La anomalía que encarna Sin Compostura, pone en evidencia que la libertad de expresión no
siempre se orienta a garantizar el pluralismo, ni tampoco a enriquecer la
deliberación pública. Al contrario, puede derivar en formatos donde la búsqueda
de audiencia y la reafirmación de egos personales, desplazan el ideal
democrático del entendimiento y el consenso racionales. Allí donde debería
primar la racionalidad comunicativa, aparece el ruido de la polémica calculada
y la explotación de la indignación como mercancía. El escándalo emocional se
convierte en un extraño profesionalismo de mala calidad.
La democracia requiere de una esfera pública sólida,
plural y con capacidad crítica, pero no puede confundirse con la proliferación
de vedettes mediáticas, ni con la
conversión de la libertad de expresión en un simple dispositivo de marketing
personal. Para evitar esa deriva, resulta indispensable pensar en una ética de
la comunicación, donde periodistas y líderes de opinión asuman responsabilidad
pública por los efectos de sus mensajes y no busquen, únicamente, maximizar
audiencia o notoriedad.
La libertad de expresión, lejos de ser un terreno de
licencia ilimitada, debería articularse con el principio expresado por Habermas
sobre la “deliberación racional”: abrir el debate, contrastar argumentos,
ofrecer información verificable y promover el entendimiento mutuo. Solo así los
medios pueden cumplir su verdadera misión de fortalecer la ciudadanía y generar
confianza democrática.
Por otra parte, siguiendo al filósofo inglés, Karl
Popper, una “sociedad libre y abierta”, necesita cultivar la autocrítica
permanente como norma de convivencia. Esto implica que los medios, en lugar de
asumirse como instancias intocables de fiscalización, también deben estar
dispuestos a someterse al escrutinio ciudadano y a revisar sus propios excesos.

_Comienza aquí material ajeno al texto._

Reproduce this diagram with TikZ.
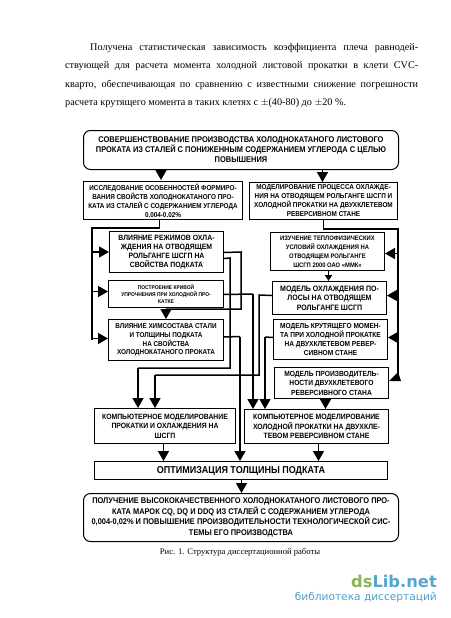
\documentclass[tikz,border=0pt]{standalone}
\usepackage{fontspec}
\setmainfont{Liberation Serif}
\newfontfamily\boxfont[FakeStretch=0.9]{Liberation Sans}
\newfontfamily\markfont{DejaVu Sans}
\usetikzlibrary{arrows.meta}
\newcommand{\boxsize}[2]{\fontsize{#1}{#2}\selectfont\boxfont\bfseries}
\tikzset{
  plainbox/.style={draw, line width=1pt, align=center, inner sep=0pt, anchor=north west},
  roundbox/.style={plainbox, rounded corners=7pt},
  wire/.style={line width=1.5pt},
  arr/.style={wire, -{Triangle[length=10pt, width=11pt]}},
  smallarr/.style={wire, -{Triangle[length=6pt, width=7pt]}}
}
\begin{document}
\begin{tikzpicture}[x=1pt, y=-1pt]
    \useasboundingbox (0,0) rectangle (450,618);
    \node[anchor=north west, text width=353pt, align=justify, inner sep=0pt, font=\fontsize{10.2}{18.5}\selectfont] (para) at (65,43)
      {\hspace*{25pt}Получена статистическая зависимость коэффициента плеча равнодей-\linebreak
       ствующей для расчета момента холодной листовой прокатки в клети CVC-\linebreak
       кварто, обеспечивающая по сравнению с известными снижение погрешности\linebreak
       расчета крутящего момента в таких клетях с $\pm$(40-80) до $\pm$20 \%.};

    \node[roundbox, minimum width=315pt, minimum height=39pt, font=\boxsize{8.3}{10}] (goal) at (83,130)
      {СОВЕРШЕНСТВОВАНИЕ  ПРОИЗВОДСТВА ХОЛОДНОКАТАНОГО ЛИСТОВОГО\\
       ПРОКАТА ИЗ СТАЛЕЙ С ПОНИЖЕННЫМ СОДЕРЖАНИЕМ УГЛЕРОДА С ЦЕЛЬЮ\\
       ПОВЫШЕНИЯ};
    \node[plainbox, minimum width=159pt, minimum height=38pt, font=\boxsize{7.05}{9}] (study) at (83,181)
      {ИССЛЕДОВАНИЕ ОСОБЕННОСТЕЙ ФОРМИРО-\\
       ВАНИЯ  СВОЙСТВ ХОЛОДНОКАТАНОГО ПРО-\\
       КАТА ИЗ СТАЛЕЙ С СОДЕРЖАНИЕМ УГЛЕРОДА\\
       0.004-0.02\%};
    \node[plainbox, minimum width=148pt, minimum height=37pt, font=\boxsize{7.1}{9}] (model) at (249,182)
      {МОДЕЛИРОВАНИЕ ПРОЦЕССА ОХЛАЖДЕ-\\
       НИЯ НА ОТВОДЯЩЕМ РОЛЬГАНГЕ ШСГП И\\
       ХОЛОДНОЙ ПРОКАТКИ НА ДВУХКЛЕТЕВОМ\\
       РЕВЕРСИВНОМ СТАНЕ};

    \node[plainbox, minimum width=114pt, minimum height=41pt, font=\boxsize{7.65}{9.2}] (cool) at (109,231)
      {ВЛИЯНИЕ РЕЖИМОВ ОХЛА-\\
       ЖДЕНИЯ НА ОТВОДЯЩЕМ\\
       РОЛЬГАНГЕ ШСГП  НА\\
       СВОЙСТВА ПОДКАТА};
    \node[plainbox, minimum width=115pt, minimum height=27pt, font=\boxsize{5.45}{7}] (curve) at (108,280)
      {ПОСТРОЕНИЕ КРИВОЙ\\
       УПРОЧНЕНИЯ ПРИ ХОЛОДНОЙ ПРО-\\
       КАТКЕ};
    \node[plainbox, minimum width=115pt, minimum height=41pt, font=\boxsize{7.05}{8.7}] (chem) at (108,319)
      {ВЛИЯНИЕ ХИМСОСТАВА СТАЛИ\\
       И ТОЛЩИНЫ ПОДКАТА\\
       НА СВОЙСТВА\\
       ХОЛОДНОКАТАНОГО ПРОКАТА};

    \node[plainbox, minimum width=114pt, minimum height=38pt, font=\boxsize{6.5}{9}] (thermo) at (270,232)
      {ИЗУЧЕНИЕ ТЕПЛОФИЗИЧЕСКИХ\\
       УСЛОВИЙ ОХЛАЖДЕНИЯ НА\\
       ОТВОДЯЩЕМ РОЛЬГАНГЕ\\
       ШСГП 2000 ОАО «ММК»};
    \node[plainbox, minimum width=114pt, minimum height=33pt, font=\boxsize{7.8}{9.5}] (strip) at (272,281)
      {МОДЕЛЬ ОХЛАЖДЕНИЯ ПО-\\
       ЛОСЫ НА ОТВОДЯЩЕМ\\
       РОЛЬГАНГЕ ШСГП};
    \node[plainbox, minimum width=114pt, minimum height=40pt, font=\boxsize{7.3}{9}] (torque) at (273,319)
      {МОДЕЛЬ КРУТЯЩЕГО МОМЕН-\\
       ТА ПРИ  ХОЛОДНОЙ ПРОКАТКЕ\\
       НА ДВУХКЛЕТЕВОМ РЕВЕР-\\
       СИВНОМ СТАНЕ};
    \node[plainbox, minimum width=114pt, minimum height=31pt, font=\boxsize{7.45}{9.5}] (output) at (274,367)
      {МОДЕЛЬ ПРОИЗВОДИТЕЛЬ-\\
       НОСТИ ДВУХКЛЕТЕВОГО\\
       РЕВЕРСИВНОГО СТАНА};

    \node[plainbox, minimum width=141pt, minimum height=35pt, font=\boxsize{7.6}{9.5}] (compL) at (94,408)
      {КОМПЬЮТЕРНОЕ МОДЕЛИРОВАНИЕ\\
       ПРОКАТКИ И ОХЛАЖДЕНИЯ НА\\
       ШСГП};
    \node[plainbox, minimum width=144pt, minimum height=34pt, font=\boxsize{7.65}{9.5}] (compR) at (244,409)
      {КОМПЬЮТЕРНОЕ МОДЕЛИРОВАНИЕ\\
       ХОЛОДНОЙ ПРОКАТКИ НА ДВУХКЛЕ-\\
       ТЕВОМ РЕВЕРСИВНОМ СТАНЕ};
    \node[plainbox, minimum width=293pt, minimum height=18pt, font=\boxsize{10}{11}] (opt) at (94,461)
      {ОПТИМИЗАЦИЯ  ТОЛЩИНЫ ПОДКАТА};
    \node[roundbox, minimum width=315pt, minimum height=48pt, font=\boxsize{8.25}{10.4}] (result) at (83,493)
      {ПОЛУЧЕНИЕ ВЫСОКОКАЧЕСТВЕННОГО ХОЛОДНОКАТАНОГО ЛИСТОВОГО ПРО-\\
       КАТА МАРОК CQ, DQ И DDQ ИЗ СТАЛЕЙ С СОДЕРЖАНИЕМ УГЛЕРОДА\\
       0,004-0,02\% И ПОВЫШЕНИЕ ПРОИЗВОДИТЕЛЬНОСТИ ТЕХНОЛОГИЧЕСКОЙ СИС-\\
       ТЕМЫ ЕГО ПРОИЗВОДСТВА};

    \node[font=\fontsize{8.6}{10}\selectfont] (caption) at (240,552) {Рис. 1. Структура диссертационной работы};
    \node[anchor=east, inner sep=0pt, font=\fontsize{16.3}{20}\selectfont\markfont\bfseries] (logo) at (437,581)
      {\textcolor[HTML]{8DB255}{ds}\textcolor[HTML]{55A5CC}{Lib.net}};
    \node[anchor=east, inner sep=0pt, text={rgb,255:red,79;green,157;blue,201}, font=\fontsize{10.6}{13}\selectfont\markfont] (sub) at (437,597)
      {библиотека диссертаций};

    \coordinate (busL) at (92,228);
    \coordinate (busR) at (398,229);
    \coordinate (busRend) at (398,378);

    \draw[arr] ([xshift=-80pt]goal.south) -- ([xshift=-80pt,yshift=1pt]goal.south |- study.north);
    \draw[arr] ([xshift=81.5pt]goal.south) -- ([xshift=81.5pt]goal.south |- model.north);

    \draw[wire] ([xshift=-3.5pt]study.south) -- ([xshift=-3.5pt]study.south |- busL) -- (busL) -- (busL |- chem.west);
    \foreach \n/\d in {cool/0, curve/2.5, chem/1.5}
    \draw[arr] ([yshift=\d pt]busL |- \n.west) -- ([yshift=\d pt]\n.west);

    \draw[wire] (model.south) -- (model.south |- busR) -- (busR) -- (busRend);
    \foreach \n/\d in {thermo/-2, strip/2.5, torque/2}
    \draw[arr] ([yshift=\d pt]busR |- \n.east) -- ([yshift=\d pt]\n.east);
    \fill (busRend) ++(0,-6) -- ++(3,9) -- ++(-12,0) -- cycle;

    \coordinate (tipchem) at (166,309);
    \draw[wire] ([yshift=-0.5pt]cool.east) -- (241,252) -- (241,309) -- (tipchem);
    \draw[arr] (tipchem) -- (tipchem |- chem.north);
    \draw[wire] ([yshift=-6.5pt]cool.east) -- (230,258) -- (230,368) -- (138,368) edge[arr] (138,408);
    \draw[wire] ([yshift=-0.5pt]curve.east) -- (253,294) edge[arr] (253,409);
    \draw[wire] ([yshift=3pt]chem.east) -- (240,336.5) edge[arr] (240,461);
    \draw[wire] ([yshift=2.5pt]strip.west) -- (259,295) -- (259,375) -- (155,375) edge[arr] (155,408);
    \draw[wire] ([yshift=2pt]torque.west) -- (265,337) edge[arr] (265,409);

    \draw[smallarr] ([xshift=1pt]thermo.south) -- ([xshift=1pt]thermo.south |- strip.north);
    \draw[arr] ([xshift=-6pt]output.south) -- ([xshift=-6pt]output.south |- compR.north);
    \draw[arr] ([xshift=-1.5pt]compL.south) -- ([xshift=-1.5pt]compL.south |- opt.north);
    \draw[arr] ([xshift=2pt]compR.south) -- ([xshift=2pt]compR.south |- opt.north);
    \draw[arr] ([xshift=0.5pt]opt.south) -- ([xshift=0.5pt]opt.south |- result.north);
\end{tikzpicture}
\end{document}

La crítica debe aplicarse con el mismo rigor, tanto al poder político como al
poder mediático, pues ambos son actores que influyen decisivamente en la democracia.
En consecuencia, el doble filo de la libertad de
expresión puede transformarse en una herramienta de construcción democrática,
si se orienta hacia la responsabilidad pública, la ética periodística y la
deliberación ciudadana, dejando atrás la tentación del espectáculo y
reconociendo que la crítica política, para ser auténtica, debe estar siempre
acompañada de una fuerte dosis de autocrítica. Valverde que quiere aparecer
como oposición radical al poder, se inserta en una lógica contraria: la
distracción y manipulación que sostiene, en el fondo, al statu quo.